Here's a fragment of something I posted in an answer a few months back:
\begin{align} & \left( 1 + \frac 1 {a_1} + \frac 1 {a_1^2} + \frac 1 {a_1^3} + \cdots \right) \\ \times {} & \left( 1 + \frac 1 {a_2} + \frac 1 {a_2^2} + \frac 1 {a_2^3} + \cdots \right) \\ \times {} & \left( 1 + \frac 1 {a_3} + \frac 1 {a_3^2} + \frac 1 {a_3^3} + \cdots \right) \\ \times {} & \quad \cdots \cdots \\ \vdots~ \end{align} When you expand the product, you multiply a term from the first factor, a term from the second factor, a term from the third factor, etc., but all except finitely many of those are $1$. The reason all but finitely many are $1$ is that if you multiply infinitely many non-$1$s, then the product is $0$, since $[\cdots]$
All this was intended to show the product is a sum whose every term is a product of finitely many of these terms.

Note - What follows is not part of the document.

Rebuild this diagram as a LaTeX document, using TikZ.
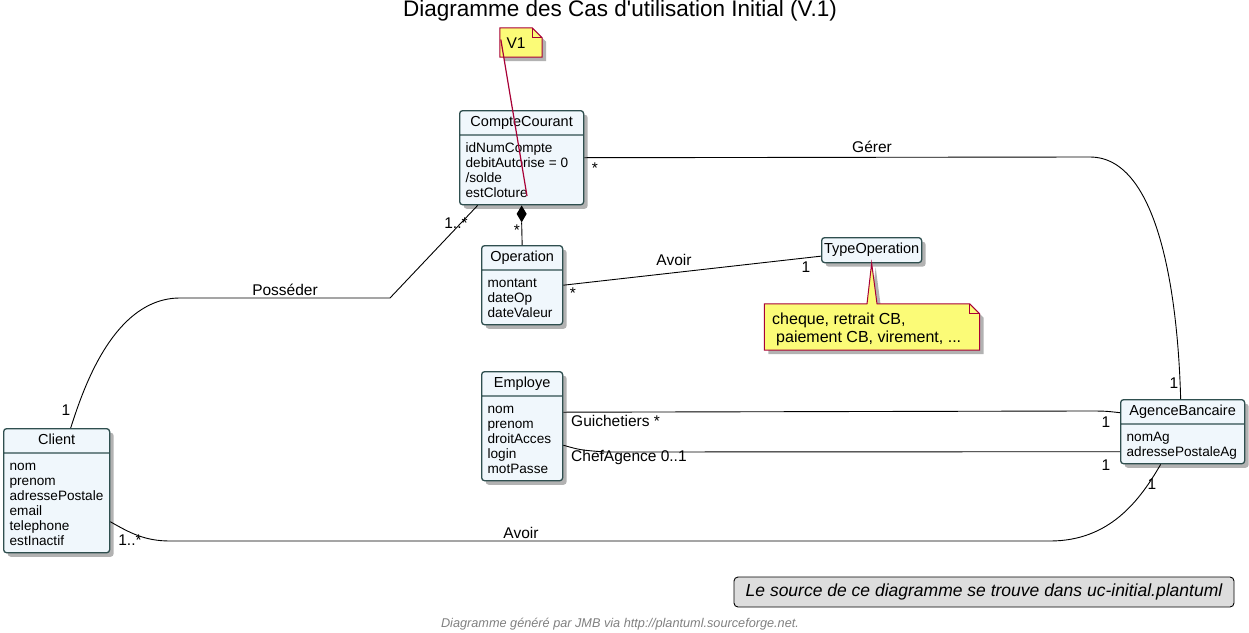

Just supposing one could not assume these products were $0$, is there some neat formula for the expanded product?
The product $$\prod_{k=1}^N \Big( 1 + \frac{1}{a_k} + \frac{1}{a_k^2} + \cdots \Big)$$ expands formally to become the sum $$\sum_{\alpha} \frac{1}{a_{\alpha}}$$ over all multisets $\alpha$ containing $1$ through $N$. In other words it's the sum $$\sum_{e_1,...,e_N \in \mathbb{N}_0} \frac{1}{a_1^{e_1} \cdots a_N^{e_N}}.$$ It's easy to prove this by induction on $N$, since each multiset on $1,\ldots,N$ is a union in exactly one way of a multiset on $1,\ldots,N-1$ and a multiset on $N$.
As you let $N$ get larger you are just including more and more terms (but only ever finite monomials), so the series as $N \rightarrow \infty$ becomes the sum of reciprocals of all finite monomials.